Kennisplatform
Alles over executieve functies: Leermodules van Emiel van Doorn.

Armoede op school

Geplaatst op 13 juni 2022

Armoede op school

Dit artikel is geschreven door M.Lusse en A.Kassenberg

Eén op de twaalf1 kinderen of jongeren in Nederland groeit op in armoede. Dat zijn gemiddeld twee leerlingen per klas. Deze leerlingen groeien thuis en vaak ook in de buurt op in een omgeving die minder gunstig en stimulerend is, waardoor zij zich minder goed kunnen ontwikkelen2. Het thema leeft op scholen3, omdat leraren zien dat leerlingen in armoede ernstig belemmerd worden in hun ontwikkeling en weinig ruimte in hun hoofd hebben om tot leren te komen4.

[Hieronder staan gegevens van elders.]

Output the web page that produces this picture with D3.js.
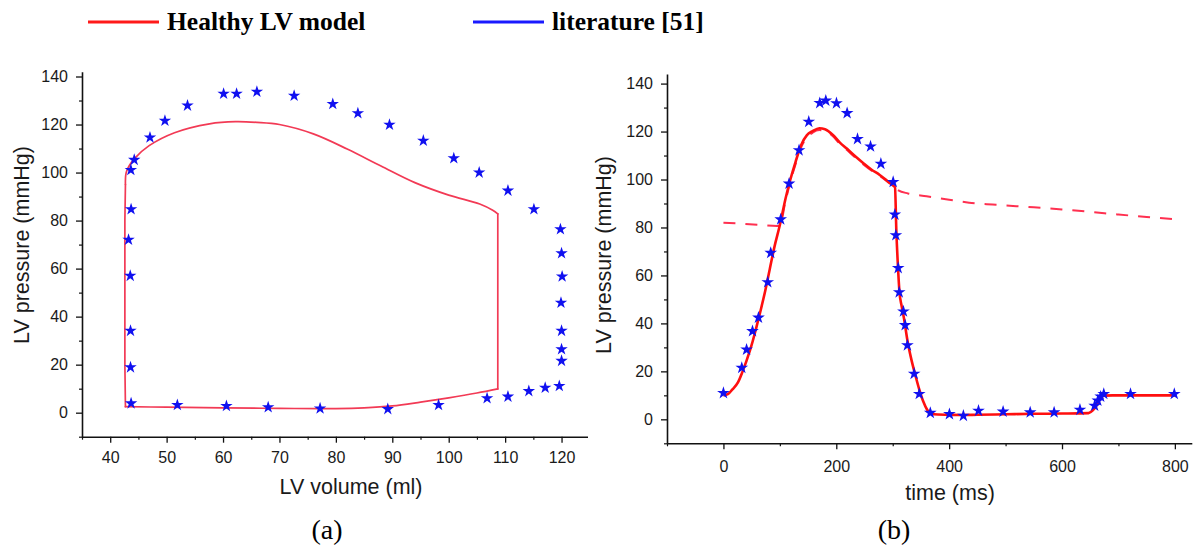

Onderwijs is de sleutel voor de ontwikkeling van kinderen en jongeren. Hoewel scholen armoede niet (alleen) kunnen oplossen, kunnen zij er wel aan bijdragen dat elke leerling wordt gezien, kan meedoen en toekomstkansen krijgt in een veilige en stimulerende leeromgeving. Bovendien kan de school waar mogelijk ook bijdragen aan een meer stabiele en ondersteunende leefwereld thuis en buiten school. Het vormgeven van een dergelijke inclusieve school vraagt niet alleen inzet van leraren, maar zeker ook van zorgprofessionals, gemeenten en externe organisaties.

Wanneer spreken we van armoede?
Volgens de Europese commissie (1989) zijn mensen arm ‘wanneer de materiele, culturele en sociale middelen onvoldoende zijn om op een manier te leven die als minimaal aanvaardbaar wordt gezien in de samenleving waarin men leeft’. Als grens van wat in Nederland financieel minimaal aanvaardbaar is, hanteert het Sociaal en Cultureel Planbureau een ‘niet veel, maar toereikend’ besteedbaar inkomen
5. Dit is gebaseerd op de door het Nibud berekende minimale uitgaven aan voedsel, kleding, wonen en sociale participatie.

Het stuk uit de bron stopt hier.